AIM OF THE EXERCISE :: Nothing but the lines from the line with "Convert this chart to Observable Plot code." to the line with "const labelDx = [0, 0, 2, -20, 0];", both included, is to be repeated, and those exactly. Leave out the pictures.
_ _ _ _
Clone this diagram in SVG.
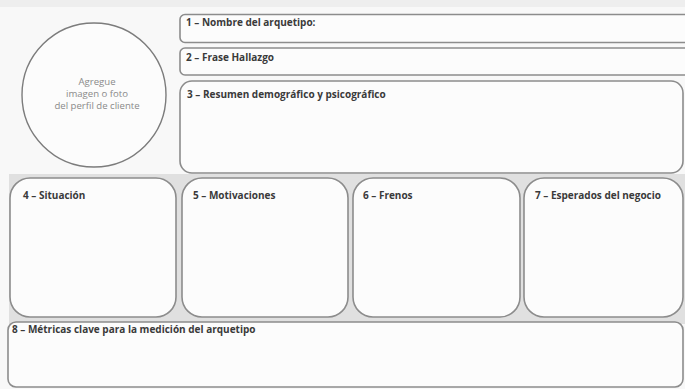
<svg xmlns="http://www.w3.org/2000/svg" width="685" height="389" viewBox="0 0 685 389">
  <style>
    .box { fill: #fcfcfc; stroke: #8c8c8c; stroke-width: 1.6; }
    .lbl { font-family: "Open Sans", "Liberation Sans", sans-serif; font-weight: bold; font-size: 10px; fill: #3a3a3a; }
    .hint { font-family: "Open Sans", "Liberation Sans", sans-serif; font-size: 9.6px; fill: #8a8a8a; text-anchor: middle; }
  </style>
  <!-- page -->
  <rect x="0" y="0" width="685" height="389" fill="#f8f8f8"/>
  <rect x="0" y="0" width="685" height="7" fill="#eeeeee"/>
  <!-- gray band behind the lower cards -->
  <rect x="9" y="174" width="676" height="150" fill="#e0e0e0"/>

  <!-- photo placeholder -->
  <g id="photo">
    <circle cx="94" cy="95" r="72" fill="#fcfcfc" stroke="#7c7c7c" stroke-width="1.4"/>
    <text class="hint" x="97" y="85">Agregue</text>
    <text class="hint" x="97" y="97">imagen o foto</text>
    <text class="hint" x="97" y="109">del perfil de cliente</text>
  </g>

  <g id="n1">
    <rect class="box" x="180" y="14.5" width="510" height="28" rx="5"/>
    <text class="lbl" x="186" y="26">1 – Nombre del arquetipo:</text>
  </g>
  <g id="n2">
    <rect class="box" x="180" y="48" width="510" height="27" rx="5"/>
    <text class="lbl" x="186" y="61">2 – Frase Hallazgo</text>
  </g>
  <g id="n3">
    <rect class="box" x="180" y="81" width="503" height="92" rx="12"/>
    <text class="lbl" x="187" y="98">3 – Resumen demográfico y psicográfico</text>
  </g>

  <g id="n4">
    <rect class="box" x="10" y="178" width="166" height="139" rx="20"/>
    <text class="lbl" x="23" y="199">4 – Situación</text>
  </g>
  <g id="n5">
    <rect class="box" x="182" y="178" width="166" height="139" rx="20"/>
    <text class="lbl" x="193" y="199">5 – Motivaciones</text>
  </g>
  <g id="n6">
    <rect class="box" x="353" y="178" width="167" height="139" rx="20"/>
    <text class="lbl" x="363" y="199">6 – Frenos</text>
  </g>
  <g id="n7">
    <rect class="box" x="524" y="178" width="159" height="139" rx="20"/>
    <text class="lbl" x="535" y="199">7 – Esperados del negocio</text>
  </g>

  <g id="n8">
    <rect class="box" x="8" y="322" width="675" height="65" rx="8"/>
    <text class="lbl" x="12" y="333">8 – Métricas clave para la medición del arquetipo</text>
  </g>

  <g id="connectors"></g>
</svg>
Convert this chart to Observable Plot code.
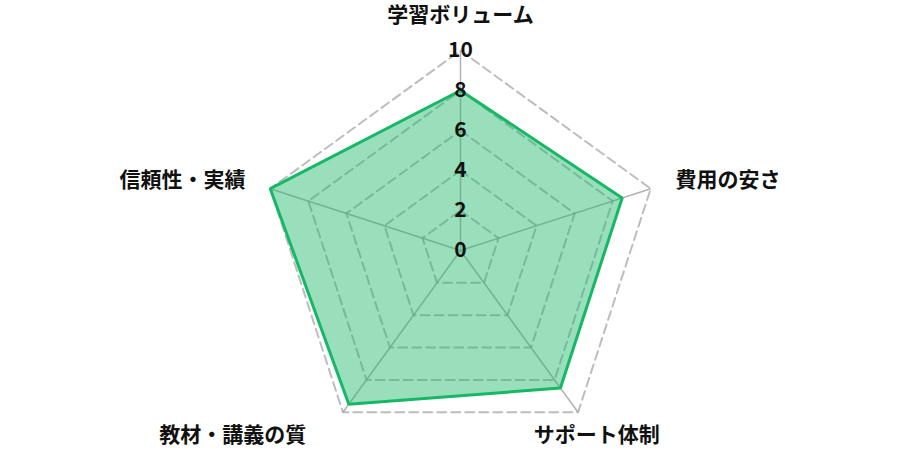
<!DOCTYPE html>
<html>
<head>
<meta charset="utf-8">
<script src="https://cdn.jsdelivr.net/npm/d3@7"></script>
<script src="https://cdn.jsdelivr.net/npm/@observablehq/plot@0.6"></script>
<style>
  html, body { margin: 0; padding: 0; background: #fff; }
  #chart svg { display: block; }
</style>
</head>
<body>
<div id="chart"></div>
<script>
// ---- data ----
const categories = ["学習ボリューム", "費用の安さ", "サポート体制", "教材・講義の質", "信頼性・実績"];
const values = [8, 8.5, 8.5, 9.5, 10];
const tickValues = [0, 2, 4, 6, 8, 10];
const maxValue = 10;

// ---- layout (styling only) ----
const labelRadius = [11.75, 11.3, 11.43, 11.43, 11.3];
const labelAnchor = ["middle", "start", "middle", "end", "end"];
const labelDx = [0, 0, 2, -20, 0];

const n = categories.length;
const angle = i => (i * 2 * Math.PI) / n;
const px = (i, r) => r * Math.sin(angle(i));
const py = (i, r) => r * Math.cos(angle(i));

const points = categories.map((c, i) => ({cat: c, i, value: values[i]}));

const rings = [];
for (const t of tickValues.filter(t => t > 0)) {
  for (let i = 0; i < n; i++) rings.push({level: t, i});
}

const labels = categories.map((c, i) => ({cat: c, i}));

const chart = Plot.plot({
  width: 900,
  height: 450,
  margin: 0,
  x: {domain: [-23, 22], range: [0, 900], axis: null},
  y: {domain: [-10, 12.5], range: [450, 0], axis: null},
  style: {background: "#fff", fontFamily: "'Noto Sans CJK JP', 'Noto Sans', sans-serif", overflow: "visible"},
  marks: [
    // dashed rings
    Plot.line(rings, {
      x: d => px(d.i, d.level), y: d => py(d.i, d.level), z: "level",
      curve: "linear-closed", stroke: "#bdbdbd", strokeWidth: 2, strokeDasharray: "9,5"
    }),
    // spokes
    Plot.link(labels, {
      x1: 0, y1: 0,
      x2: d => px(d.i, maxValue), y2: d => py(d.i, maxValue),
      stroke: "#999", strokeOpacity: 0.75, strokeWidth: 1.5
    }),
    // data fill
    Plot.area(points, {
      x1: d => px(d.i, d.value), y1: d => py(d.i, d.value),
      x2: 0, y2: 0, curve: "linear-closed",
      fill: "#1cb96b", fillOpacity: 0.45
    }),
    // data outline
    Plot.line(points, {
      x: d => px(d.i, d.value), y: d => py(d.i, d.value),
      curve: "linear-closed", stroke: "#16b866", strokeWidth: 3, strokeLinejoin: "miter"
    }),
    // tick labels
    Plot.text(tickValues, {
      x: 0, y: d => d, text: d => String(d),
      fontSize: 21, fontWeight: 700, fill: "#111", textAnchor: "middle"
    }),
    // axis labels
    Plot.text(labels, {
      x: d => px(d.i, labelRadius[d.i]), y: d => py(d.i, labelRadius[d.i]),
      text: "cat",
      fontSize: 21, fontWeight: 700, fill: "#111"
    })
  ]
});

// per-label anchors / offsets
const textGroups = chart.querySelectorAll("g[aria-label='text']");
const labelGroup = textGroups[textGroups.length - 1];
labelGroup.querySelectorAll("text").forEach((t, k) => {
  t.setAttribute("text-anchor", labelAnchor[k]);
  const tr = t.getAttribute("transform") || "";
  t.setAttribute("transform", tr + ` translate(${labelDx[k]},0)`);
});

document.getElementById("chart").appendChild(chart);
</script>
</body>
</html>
_ _ _ _
WORKED ANSWER ::
Convert this chart to Observable Plot code.
<!DOCTYPE html>
<html>
<head>
<meta charset="utf-8">
<script src="https://cdn.jsdelivr.net/npm/d3@7"></script>
<script src="https://cdn.jsdelivr.net/npm/@observablehq/plot@0.6"></script>
<style>
  html, body { margin: 0; padding: 0; background: #fff; }
  #chart svg { display: block; }
</style>
</head>
<body>
<div id="chart"></div>
<script>
// ---- data ----
const categories = ["学習ボリューム", "費用の安さ", "サポート体制", "教材・講義の質", "信頼性・実績"];
const values = [8, 8.5, 8.5, 9.5, 10];
const tickValues = [0, 2, 4, 6, 8, 10];
const maxValue = 10;

// ---- layout (styling only) ----
const labelRadius = [11.75, 11.3, 11.43, 11.43, 11.3];
const labelAnchor = ["middle", "start", "middle", "end", "end"];
const labelDx = [0, 0, 2, -20, 0];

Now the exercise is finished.